El arte como laberinto, o la exposición como obra, comisariada por Óscar Alonso Molina, contagia de ese placer sereno que abraza Guillermo Pérez Villalta, quien habla gaditano, pero crea en italiano. Su empeño en hacer real lo imaginado, en materializar sus fantasías con escuadra y cartabón, encuentra encaje en esta retrospectiva en recodo; el visitante será capaz, si se lo propone, de concluir si la carrera de Dédalo ha sido siempre recta. El catálogo, un ejercicio de hibridez entre libro de artista y biblia, nos dará pistas. Han hecho algo peligroso: incluir textos escritos por el artista hace 40, 30, 25 años. Prueba de fuego que pasa la prueba de impresión. Gracias a ellos constatamos que, efectivamente, su discurso está cincelado en mármol, desde su ensayo La pintura como vellocino de oro (1983). Hay una apuesta por el desmantelamiento de la evolución en progreso de la historia del arte, en favor de un concepto “más parecido a una cuestión arbórea, como ramas”. Su decepción por el arte del presente se refuerza por su permanencia en el canon clásico.
Ello explica el mayor protagonismo que tienen en esta retrospectiva sus últimos trabajos, no los primeros, que, no olvidemos, se compusieron en sintonía con un grupo, Los Esquizos, que declamaban el advenimiento de algo “nuevo”: la Nueva Figuración. A las reglas fundacionales se ha mantenido fiel Pérez Villalta, impermeables a la lluvia ácida de las tendencias en un medio siglo frenético. Son su faro guía en mitad de la tempestad. Refugiémonos.

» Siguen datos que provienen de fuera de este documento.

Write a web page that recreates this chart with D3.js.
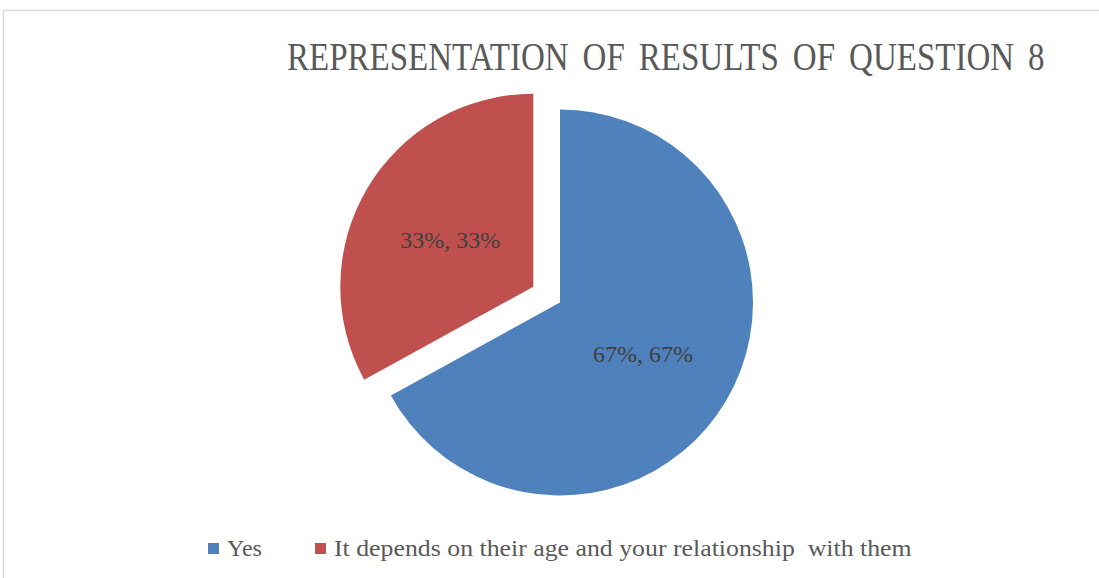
<!DOCTYPE html>
<html>
<head>
<meta charset="utf-8">
<script src="https://cdn.jsdelivr.net/npm/d3@7"></script>
<style>
  html, body { margin: 0; padding: 0; background: #fff; }
  svg { display: block; }
</style>
</head>
<body>
<script>
// Survey answers for question 8
const categories = ["Yes", "It depends on their age and your relationship  with them"];
const values = [67, 33];
const dataLabels = ["67%, 67%", "33%, 33%"];
const colors = ["#4F81BD", "#C0504D"];
const exploded = [false, true];
const titleText = "REPRESENTATION OF RESULTS OF QUESTION 8";

const W = 1099, H = 578;
const FONT = "'Liberation Serif', serif";
const svg = d3.select("body").append("svg").attr("width", W).attr("height", H);

// place a text at (x, y) and squeeze it horizontally to the given width
function fittedText(parent, str, x, y, size, width, fill, wordSpacing) {
  const g = parent.append("g");
  const t = g.append("text")
    .attr("x", 0).attr("y", 0)
    .attr("font-family", FONT)
    .attr("font-size", size)
    .attr("fill", fill)
    .style("white-space", "pre")
    .style("word-spacing", (wordSpacing || 0) + "px")
    .text(str);
  const natural = t.node().getComputedTextLength();
  const k = natural > 0 ? width / natural : 1;
  g.attr("transform", `translate(${x},${y}) scale(${k},1)`);
  return t;
}

// chart frame
svg.append("rect")
  .attr("x", 3.5).attr("y", 10.5)
  .attr("width", W + 10).attr("height", H + 10)
  .attr("fill", "none").attr("stroke", "#d9d9d9").attr("stroke-width", 1.5);

// title
fittedText(svg, titleText, 287, 70, 40, 758, "#595959", 7);

// pie
const cx = 560, cy = 302.5, R = 193, explodeDist = 31;
const pie = d3.pie().sort(null).value(d => d.value);
const arc = d3.arc().innerRadius(0).outerRadius(R);
const rows = categories.map((c, i) => ({ cat: c, value: values[i], label: dataLabels[i], color: colors[i], exploded: exploded[i] }));
const arcs = pie(rows);

const g = svg.append("g").attr("transform", `translate(${cx},${cy})`);
const slice = g.selectAll("g.slice").data(arcs).enter().append("g")
  .attr("class", "slice")
  .attr("transform", d => {
    if (!d.data.exploded) return null;
    const a = (d.startAngle + d.endAngle) / 2;
    return `translate(${Math.sin(a) * explodeDist},${-Math.cos(a) * explodeDist})`;
  });

slice.append("path")
  .attr("d", arc)
  .attr("fill", d => d.data.color);

// data labels
slice.append("text")
  .attr("transform", d => {
    const a = (d.startAngle + d.endAngle) / 2;
    const r = R * 0.5;
    return `translate(${Math.sin(a) * r},${-Math.cos(a) * r + 2})`;
  })
  .attr("text-anchor", "middle")
  .attr("dy", "0.35em")
  .attr("font-family", FONT)
  .attr("font-size", 24)
  .attr("fill", "#404040")
  .text(d => d.data.label);

// legend
const legendItems = [
  { x: 208, textX: 227, width: 35 },
  { x: 315, textX: 334, width: 578 }
];
const legend = svg.append("g");
rows.forEach((r, i) => {
  const it = legendItems[i];
  legend.append("rect")
    .attr("x", it.x).attr("y", 543)
    .attr("width", 11).attr("height", 11)
    .attr("fill", r.color);
  fittedText(legend, r.cat, it.textX, 556, 23, it.width, "#595959", 0);
});
</script>
</body>
</html>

Estamos frente a un diseñador “de interiores”: su práctica artística es introvertida, de imaginación a mano alzada. De ahí que brote un anhelo espiritual, sobrehumano, aunque esté basada en cuadrículas. Su laberinto —artefacto de origen pagano— ha sido diseñado bajo el concepto de la geometría sagrada. Sigue ese credo, el de la fe, en una presencia divina en las formas naturales, y se aleja de aquel dogma, el de la modernidad. Laberinto que en inglés se traduce por labyrinth, pero también por maze, que proviene de amaze, asombrar. El asombro de aquel que, absorto en la belleza, sabe que la meta no es llegar a ningún final, sino perderse en el camino.
El arte como laberinto. Guillermo Pérez Villalta. Sala Alcalá 31. Madrid. Hasta el 25 de abril.